HVAC Revenue Growth and Backlog Expansion
HVAC revenue grew 22% YoY (11.5% inorganic, 9.6% organic). HVAC segment income increased 20% (+$15M). Segment backlog ended the quarter at $755M, up 38% organically YoY, driven primarily by strong data center demand. Capacity expansion projects (TAMCO aluminum dampers in Tennessee, OlympusMAX production in Olathe, and Madison, AL build-out) are progressing on schedule to support increased demand.
Acceleration in Data Center Demand and Capacity Additions
Management increased expected data-center growth range (discussed moving from ~50% to as high as ~70% growth in the year). New/expanded production (Olathe, Tennessee, Madison) enables meaningful incremental data center capacity — management cited the goal of materially expanding addressable data center revenue (discussed moving toward mid-hundreds of millions of dollars of data center revenue as capacity ramps).
Detection & Measurement Margin Improvement and Product Momentum
D&M revenue grew 8.3% YoY (3.9% inorganic from KTS, organic ~3%). Segment income increased 28% (+$10M) and segment margin expanded ~410 basis points, driven by higher volumes and a favorable mix including higher-than-typical, high-margin software volume (expanded scope on a transportation project).
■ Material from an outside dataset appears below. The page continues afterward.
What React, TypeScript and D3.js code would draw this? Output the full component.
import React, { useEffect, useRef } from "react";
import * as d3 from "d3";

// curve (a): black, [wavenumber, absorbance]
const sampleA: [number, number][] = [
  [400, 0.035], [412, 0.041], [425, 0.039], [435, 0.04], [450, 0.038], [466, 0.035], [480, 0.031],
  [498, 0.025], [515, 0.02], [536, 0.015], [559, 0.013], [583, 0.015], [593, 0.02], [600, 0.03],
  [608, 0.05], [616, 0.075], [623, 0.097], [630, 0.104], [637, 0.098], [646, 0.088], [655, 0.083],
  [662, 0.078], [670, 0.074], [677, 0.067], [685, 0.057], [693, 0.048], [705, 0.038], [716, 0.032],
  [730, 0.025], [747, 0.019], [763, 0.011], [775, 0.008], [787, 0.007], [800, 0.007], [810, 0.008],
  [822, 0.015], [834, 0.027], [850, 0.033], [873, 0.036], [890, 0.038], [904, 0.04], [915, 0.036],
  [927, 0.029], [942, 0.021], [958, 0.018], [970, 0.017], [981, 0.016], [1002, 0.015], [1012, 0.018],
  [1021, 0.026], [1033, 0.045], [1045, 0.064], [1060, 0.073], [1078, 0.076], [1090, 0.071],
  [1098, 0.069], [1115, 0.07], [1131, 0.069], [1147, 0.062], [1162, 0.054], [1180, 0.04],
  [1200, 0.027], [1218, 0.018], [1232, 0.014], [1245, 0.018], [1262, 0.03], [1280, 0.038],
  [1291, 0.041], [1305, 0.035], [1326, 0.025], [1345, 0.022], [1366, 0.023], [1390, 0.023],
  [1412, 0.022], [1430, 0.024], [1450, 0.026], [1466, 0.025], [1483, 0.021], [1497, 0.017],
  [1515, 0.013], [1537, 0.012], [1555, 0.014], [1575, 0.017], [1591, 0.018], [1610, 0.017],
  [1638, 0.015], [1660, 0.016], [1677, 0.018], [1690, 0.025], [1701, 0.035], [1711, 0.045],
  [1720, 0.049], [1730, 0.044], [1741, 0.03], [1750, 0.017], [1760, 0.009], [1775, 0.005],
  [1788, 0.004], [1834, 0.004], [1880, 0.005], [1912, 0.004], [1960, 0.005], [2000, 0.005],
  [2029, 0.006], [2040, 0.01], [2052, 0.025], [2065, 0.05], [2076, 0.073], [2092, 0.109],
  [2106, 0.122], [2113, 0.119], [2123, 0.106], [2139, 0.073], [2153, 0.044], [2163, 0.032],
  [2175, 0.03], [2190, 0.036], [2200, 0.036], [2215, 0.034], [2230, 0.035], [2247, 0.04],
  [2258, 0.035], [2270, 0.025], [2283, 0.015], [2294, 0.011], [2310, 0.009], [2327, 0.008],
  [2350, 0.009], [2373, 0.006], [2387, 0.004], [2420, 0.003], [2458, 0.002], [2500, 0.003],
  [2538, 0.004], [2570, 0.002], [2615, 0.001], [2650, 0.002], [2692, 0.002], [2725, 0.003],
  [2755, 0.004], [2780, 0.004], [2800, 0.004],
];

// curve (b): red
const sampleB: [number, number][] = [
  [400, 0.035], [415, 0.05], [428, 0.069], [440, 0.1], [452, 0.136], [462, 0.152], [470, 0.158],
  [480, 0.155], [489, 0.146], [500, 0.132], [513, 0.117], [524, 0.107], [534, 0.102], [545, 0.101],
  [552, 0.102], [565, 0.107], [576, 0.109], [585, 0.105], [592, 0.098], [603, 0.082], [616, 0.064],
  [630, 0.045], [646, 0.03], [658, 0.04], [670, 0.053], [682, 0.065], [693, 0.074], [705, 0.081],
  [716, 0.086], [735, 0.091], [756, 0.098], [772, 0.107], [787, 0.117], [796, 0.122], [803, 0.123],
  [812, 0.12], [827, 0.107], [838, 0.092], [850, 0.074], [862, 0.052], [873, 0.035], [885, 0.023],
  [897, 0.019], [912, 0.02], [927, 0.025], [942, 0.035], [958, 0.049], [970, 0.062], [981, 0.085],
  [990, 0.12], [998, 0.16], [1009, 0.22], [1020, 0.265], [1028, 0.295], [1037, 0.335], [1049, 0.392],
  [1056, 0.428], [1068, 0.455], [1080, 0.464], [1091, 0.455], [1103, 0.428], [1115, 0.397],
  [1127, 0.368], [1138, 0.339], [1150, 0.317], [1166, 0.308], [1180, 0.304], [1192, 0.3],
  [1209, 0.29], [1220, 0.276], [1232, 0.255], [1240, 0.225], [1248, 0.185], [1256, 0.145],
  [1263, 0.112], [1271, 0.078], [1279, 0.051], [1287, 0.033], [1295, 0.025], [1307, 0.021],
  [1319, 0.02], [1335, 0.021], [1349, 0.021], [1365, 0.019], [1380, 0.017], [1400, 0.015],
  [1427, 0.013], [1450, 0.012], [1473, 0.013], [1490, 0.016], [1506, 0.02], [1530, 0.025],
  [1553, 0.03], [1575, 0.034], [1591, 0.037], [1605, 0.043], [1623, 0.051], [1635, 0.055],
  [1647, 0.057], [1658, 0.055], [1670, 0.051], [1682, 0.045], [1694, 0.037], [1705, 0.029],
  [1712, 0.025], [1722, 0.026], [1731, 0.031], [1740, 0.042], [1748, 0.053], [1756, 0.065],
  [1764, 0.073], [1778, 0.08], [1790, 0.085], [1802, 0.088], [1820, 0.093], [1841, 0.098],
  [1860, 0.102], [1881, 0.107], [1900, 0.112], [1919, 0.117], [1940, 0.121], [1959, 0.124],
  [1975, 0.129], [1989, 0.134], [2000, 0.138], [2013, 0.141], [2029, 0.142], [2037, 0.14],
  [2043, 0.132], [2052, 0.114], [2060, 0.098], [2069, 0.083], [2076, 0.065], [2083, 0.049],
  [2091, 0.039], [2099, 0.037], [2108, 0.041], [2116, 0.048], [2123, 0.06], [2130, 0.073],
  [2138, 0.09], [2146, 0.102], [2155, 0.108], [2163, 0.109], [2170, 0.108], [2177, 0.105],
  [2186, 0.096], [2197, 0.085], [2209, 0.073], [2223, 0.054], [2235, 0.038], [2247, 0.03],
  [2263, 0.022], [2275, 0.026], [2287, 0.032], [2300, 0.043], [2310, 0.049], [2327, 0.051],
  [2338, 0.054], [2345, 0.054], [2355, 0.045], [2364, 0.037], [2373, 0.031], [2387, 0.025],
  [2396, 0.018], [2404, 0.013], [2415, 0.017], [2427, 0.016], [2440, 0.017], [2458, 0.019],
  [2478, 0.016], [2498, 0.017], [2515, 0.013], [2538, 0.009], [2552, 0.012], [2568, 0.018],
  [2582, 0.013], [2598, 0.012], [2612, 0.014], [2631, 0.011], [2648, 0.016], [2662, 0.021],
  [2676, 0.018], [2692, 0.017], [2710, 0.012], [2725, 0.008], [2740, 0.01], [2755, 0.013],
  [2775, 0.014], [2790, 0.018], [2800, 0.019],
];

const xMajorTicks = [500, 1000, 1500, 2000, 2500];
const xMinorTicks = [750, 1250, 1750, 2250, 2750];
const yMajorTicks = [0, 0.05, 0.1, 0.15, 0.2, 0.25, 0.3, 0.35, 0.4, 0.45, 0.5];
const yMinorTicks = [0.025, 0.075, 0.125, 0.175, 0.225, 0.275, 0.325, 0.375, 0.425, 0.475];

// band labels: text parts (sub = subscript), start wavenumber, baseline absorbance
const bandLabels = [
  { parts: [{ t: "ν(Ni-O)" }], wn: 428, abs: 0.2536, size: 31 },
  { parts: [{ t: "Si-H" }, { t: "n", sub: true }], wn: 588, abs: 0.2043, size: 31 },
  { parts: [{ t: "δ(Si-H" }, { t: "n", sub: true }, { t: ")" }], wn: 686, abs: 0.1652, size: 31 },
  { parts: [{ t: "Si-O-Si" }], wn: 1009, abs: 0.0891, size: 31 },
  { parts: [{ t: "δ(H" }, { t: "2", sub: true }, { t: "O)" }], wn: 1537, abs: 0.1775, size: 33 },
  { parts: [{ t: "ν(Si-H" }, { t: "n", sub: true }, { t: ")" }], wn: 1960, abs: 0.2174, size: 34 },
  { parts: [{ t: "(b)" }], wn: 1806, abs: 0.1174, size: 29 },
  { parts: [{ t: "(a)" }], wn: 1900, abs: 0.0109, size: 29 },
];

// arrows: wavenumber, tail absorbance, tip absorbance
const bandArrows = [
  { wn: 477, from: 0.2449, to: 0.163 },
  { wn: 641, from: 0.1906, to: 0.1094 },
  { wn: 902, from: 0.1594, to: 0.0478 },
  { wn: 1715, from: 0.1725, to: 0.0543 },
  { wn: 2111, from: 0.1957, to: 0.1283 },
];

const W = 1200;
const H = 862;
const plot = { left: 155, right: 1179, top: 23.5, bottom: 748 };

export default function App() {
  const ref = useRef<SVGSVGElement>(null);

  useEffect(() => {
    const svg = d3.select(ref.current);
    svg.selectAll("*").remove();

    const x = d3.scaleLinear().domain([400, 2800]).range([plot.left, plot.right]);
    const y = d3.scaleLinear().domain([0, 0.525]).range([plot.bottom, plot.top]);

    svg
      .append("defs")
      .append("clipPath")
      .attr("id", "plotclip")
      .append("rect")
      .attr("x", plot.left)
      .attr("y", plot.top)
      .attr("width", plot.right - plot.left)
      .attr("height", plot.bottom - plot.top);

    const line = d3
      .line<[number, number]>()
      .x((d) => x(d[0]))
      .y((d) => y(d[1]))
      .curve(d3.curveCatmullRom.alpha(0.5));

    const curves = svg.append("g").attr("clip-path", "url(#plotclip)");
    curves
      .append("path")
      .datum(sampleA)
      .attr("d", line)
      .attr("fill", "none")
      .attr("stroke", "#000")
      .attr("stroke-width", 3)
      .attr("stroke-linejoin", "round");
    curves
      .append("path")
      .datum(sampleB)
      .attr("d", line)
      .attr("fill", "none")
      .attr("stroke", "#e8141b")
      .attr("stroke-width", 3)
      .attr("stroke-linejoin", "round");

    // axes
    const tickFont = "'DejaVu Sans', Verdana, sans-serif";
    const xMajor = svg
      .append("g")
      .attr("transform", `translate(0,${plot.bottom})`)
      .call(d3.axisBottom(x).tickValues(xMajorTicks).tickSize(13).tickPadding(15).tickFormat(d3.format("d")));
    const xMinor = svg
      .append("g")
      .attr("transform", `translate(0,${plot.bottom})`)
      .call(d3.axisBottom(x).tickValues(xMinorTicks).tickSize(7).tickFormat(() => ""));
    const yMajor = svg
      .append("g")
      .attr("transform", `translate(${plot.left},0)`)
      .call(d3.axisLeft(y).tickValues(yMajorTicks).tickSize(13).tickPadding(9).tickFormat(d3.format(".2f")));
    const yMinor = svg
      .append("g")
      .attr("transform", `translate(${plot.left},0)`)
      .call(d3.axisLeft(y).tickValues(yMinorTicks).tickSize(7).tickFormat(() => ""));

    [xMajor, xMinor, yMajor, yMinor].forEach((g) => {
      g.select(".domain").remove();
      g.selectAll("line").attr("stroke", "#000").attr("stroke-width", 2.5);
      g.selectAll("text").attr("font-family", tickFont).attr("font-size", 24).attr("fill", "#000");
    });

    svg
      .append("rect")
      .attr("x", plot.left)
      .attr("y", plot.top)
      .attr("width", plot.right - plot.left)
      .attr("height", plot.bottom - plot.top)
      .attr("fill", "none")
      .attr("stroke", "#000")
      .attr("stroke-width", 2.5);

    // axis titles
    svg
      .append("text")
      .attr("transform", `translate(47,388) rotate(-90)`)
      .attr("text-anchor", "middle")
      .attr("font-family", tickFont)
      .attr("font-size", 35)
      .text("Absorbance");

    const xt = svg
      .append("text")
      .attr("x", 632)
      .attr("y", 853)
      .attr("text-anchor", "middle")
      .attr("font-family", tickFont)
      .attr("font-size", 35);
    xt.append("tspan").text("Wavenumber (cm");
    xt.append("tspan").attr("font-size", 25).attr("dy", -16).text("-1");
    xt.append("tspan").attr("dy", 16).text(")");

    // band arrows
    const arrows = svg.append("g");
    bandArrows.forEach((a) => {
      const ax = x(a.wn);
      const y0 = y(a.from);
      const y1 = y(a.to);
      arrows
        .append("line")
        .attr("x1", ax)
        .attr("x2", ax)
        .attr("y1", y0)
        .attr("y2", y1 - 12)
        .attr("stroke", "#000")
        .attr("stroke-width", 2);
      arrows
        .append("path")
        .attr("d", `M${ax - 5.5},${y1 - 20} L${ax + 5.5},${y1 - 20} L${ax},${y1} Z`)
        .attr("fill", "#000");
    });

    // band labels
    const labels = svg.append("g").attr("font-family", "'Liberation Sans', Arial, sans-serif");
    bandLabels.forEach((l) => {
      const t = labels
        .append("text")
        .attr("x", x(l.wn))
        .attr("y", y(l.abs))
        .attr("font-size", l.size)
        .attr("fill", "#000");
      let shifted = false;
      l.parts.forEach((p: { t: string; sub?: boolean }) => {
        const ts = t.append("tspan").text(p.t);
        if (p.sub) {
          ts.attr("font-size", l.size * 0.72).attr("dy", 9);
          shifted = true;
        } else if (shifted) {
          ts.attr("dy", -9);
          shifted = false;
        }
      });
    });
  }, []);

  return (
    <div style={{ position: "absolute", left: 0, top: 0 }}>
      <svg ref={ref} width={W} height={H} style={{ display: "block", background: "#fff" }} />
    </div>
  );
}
New product introductions include a locate performance management software that enhances real-time data and analytics for radio detection products.
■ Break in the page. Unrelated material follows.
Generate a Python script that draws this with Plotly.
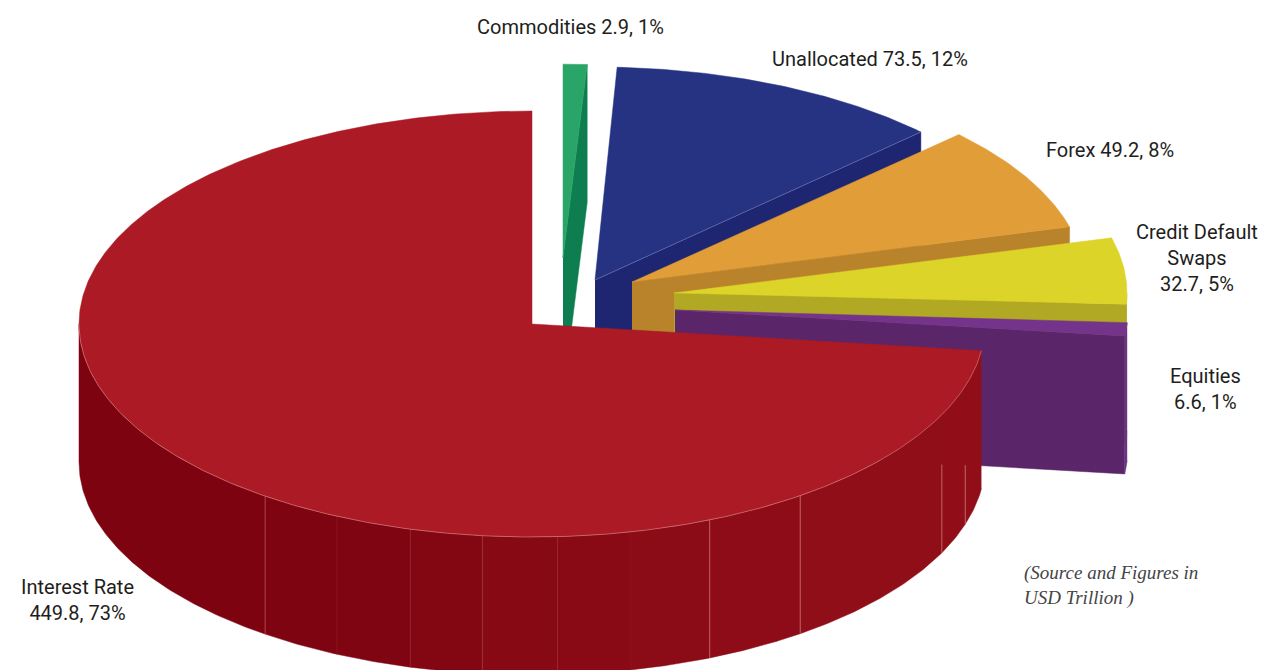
import numpy as np
import plotly.graph_objects as go

# Notional outstanding by asset class, clockwise from twelve o'clock
categories = ["Commodities", "Unallocated", "Forex", "Credit Default Swaps", "Equities", "Interest Rate"]
values = [2.9, 73.5, 49.2, 32.7, 6.6, 449.8]
shares = [1, 12, 8, 5, 1, 73]

WIDTH, HEIGHT = 1261, 670
RX, RY, DEPTH = 453.0, 213.0, 138.0

# Per-slice drawing style: explosion point, radius scale, fan rotation, colours
apex = [(563, 258), (595, 280), (632, 282), (674, 293), (675, 310), (532, 324)]
scale_x = [0.85, 1, 1, 1, 1, 1]
scale_y = [0.91, 1, 1, 1, 1, 1]
rotation = [0, -0.8, -0.6, -0.6, -0.2, 0]
top_colors = ["#2AA568", "#253382", "#E19D37", "#DDD429", "#75348B", "#AB1A25"]
side_colors = ["#0E7E50", "#1F2671", "#B8832B", "#B1A823", "#5B2669", "#8A0B16"]
wall_colors = ["#0E7E50", "#1F2671", "#B8832B", "#B1A823", "#6D3184", "#8A0B16"]

# Shaded facets around the front wall of the large slice
facet_breaks = [97.2, 107, 115.2, 143.7, 156.9, 167.5, 176.8, 186.3, 195.6, 205.5, 216.1, 270]
facet_colors = ["#910E19", "#910E19", "#900E18", "#8D0C17", "#8B0B16", "#890A15",
                "#860914", "#830713", "#800512", "#7F0412", "#7D0311"]
# Seam: angle, colour, how far below the top rim it starts
seams = [(107, "rgba(225,150,150,.55)", 79), (115.2, "rgba(225,150,150,.55)", 50),
         (143.7, "rgba(225,150,150,.55)", 0), (156.9, "rgba(225,150,150,.5)", 0),
         (186.3, "rgba(190,70,80,.3)", 0), (195.6, "rgba(170,50,60,.25)", 0),
         (205.5, "rgba(170,50,60,.25)", 0), (216.1, "rgba(220,130,135,.45)", 0)]

fig = go.Figure()


def polygon(xs, ys, color):
    fig.add_trace(go.Scatter(x=xs, y=ys, mode="lines", fill="toself", fillcolor=color,
                             line=dict(color=color, width=0.5), hoverinfo="skip", showlegend=False))


def stroke(xs, ys, color, width=0.8):
    fig.add_trace(go.Scatter(x=xs, y=ys, mode="lines", line=dict(color=color, width=width),
                             hoverinfo="skip", showlegend=False))


def rim(i, a0, a1):
    angle = np.radians(np.linspace(a0, a1, max(int(abs(a1 - a0) * 2), 2) + 1))
    return (apex[i][0] + RX * scale_x[i] * np.sin(angle),
            apex[i][1] - RY * scale_y[i] * np.cos(angle))


def wall(i, a0, a1, color):
    x, y = rim(i, a0, a1)
    polygon(np.r_[x, x[::-1]], np.r_[y, y[::-1] + DEPTH], color)


# Slices are painted back to front, so each covers the depth of the one before it
start = 0.0
for i, share in enumerate(shares):
    a0 = start + rotation[i]
    a1 = start + share * 3.6 + rotation[i]
    start += share * 3.6
    ax, ay = apex[i]

    # Cut face along the clockwise edge of the exploded slices
    if i < len(shares) - 1:
        ex, ey = rim(i, a1, a1)
        polygon([ax, ex[0], ex[0], ax], [ay, ey[0], ey[0] + DEPTH, ay + DEPTH], side_colors[i])

    # Outer wall, only where it faces the viewer
    w0, w1 = max(a0, 90), min(a1, 270)
    if w1 > w0:
        if i == len(shares) - 1:
            for j, c in enumerate(facet_colors):
                wall(i, facet_breaks[j], facet_breaks[j + 1], c)
            for ang, c, drop in seams:
                sx, sy = rim(i, ang, ang)
                stroke([sx[0], sx[0]], [sy[0] + drop, sy[0] + DEPTH], c, 1)
        else:
            wall(i, w0, w1, wall_colors[i])

    # Top face
    x, y = rim(i, a0, a1)
    polygon(np.r_[ax, x, ax], np.r_[ay, y, ay], top_colors[i])

    # Pale highlight on the upper edges
    if i == 1:
        ex, ey = rim(i, a1, a1)
        stroke([ax, ex[0]], [ay, ey[0]], "rgba(190,195,230,.45)", 0.7)
    if i == len(shares) - 1:
        rx_, ry_ = rim(i, a0, 270)
        stroke(rx_, ry_, "rgba(250,195,195,.55)", 0.7)

# Text labels, built from the same numbers as the slices
label_font = dict(family="Roboto, Liberation Sans, sans-serif", size=20, weight=400, color="#1E1E20")
label_text = [
    f"{categories[0]} {values[0]}, {shares[0]}%",
    f"{categories[1]} {values[1]}, {shares[1]}%",
    f"{categories[2]} {values[2]}, {shares[2]}%",
    f"Credit Default<br>Swaps<br>{values[3]}, {shares[3]}%",
    f"{categories[4]}<br>{values[4]}, {shares[4]}%",
    f"{categories[5]}<br>{values[5]}, {shares[5]}%",
]
label_pos = [(570, 27), (870, 59), (1110, 150), (1197, 258), (1205, 389), (77, 600)]
for text, (lx, ly) in zip(label_text, label_pos):
    fig.add_annotation(x=lx, y=ly, text=text, showarrow=False, xanchor="center", yanchor="middle",
                       align="center", font=label_font)

fig.add_annotation(x=1022, y=585, text="<i>(Source and Figures in<br>USD Trillion )</i>", showarrow=False,
                   xanchor="left", yanchor="middle", align="left",
                   font=dict(family="Liberation Serif, serif", size=19, color="#444446"))

axis = dict(visible=False, fixedrange=True)
fig.update_layout(
    width=WIDTH, height=HEIGHT, margin=dict(l=0, r=0, t=0, b=0),
    paper_bgcolor="white", plot_bgcolor="white", showlegend=False,
    xaxis=dict(range=[0, WIDTH], **axis),
    yaxis=dict(range=[HEIGHT, 0], **axis),
)
fig.write_html("out.html", config=dict(displayModeBar=False))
Balance Sheet, Liquidity and M&A Optionality
Q1 cash on hand $158M, total debt $674M, leverage ~0.9x under bank covenant calculation (below long-term target range of 1.5–2.5x), providing capacity for accretive M&A. Q1 adjusted free cash flow ~ $16M and the company received ~$60M proceeds from the sale of Crawford United’s Industrial & Transportation products business (discontinued operations). Management reiterated a robust M&A pipeline and said recent acquisitions (Air Enterprises, Rahn, Thermolec, KTS, Sigma & Omega) are integrating well with acquisition multiples roughly in line with their historical ~10.5–11x pre-synergy target.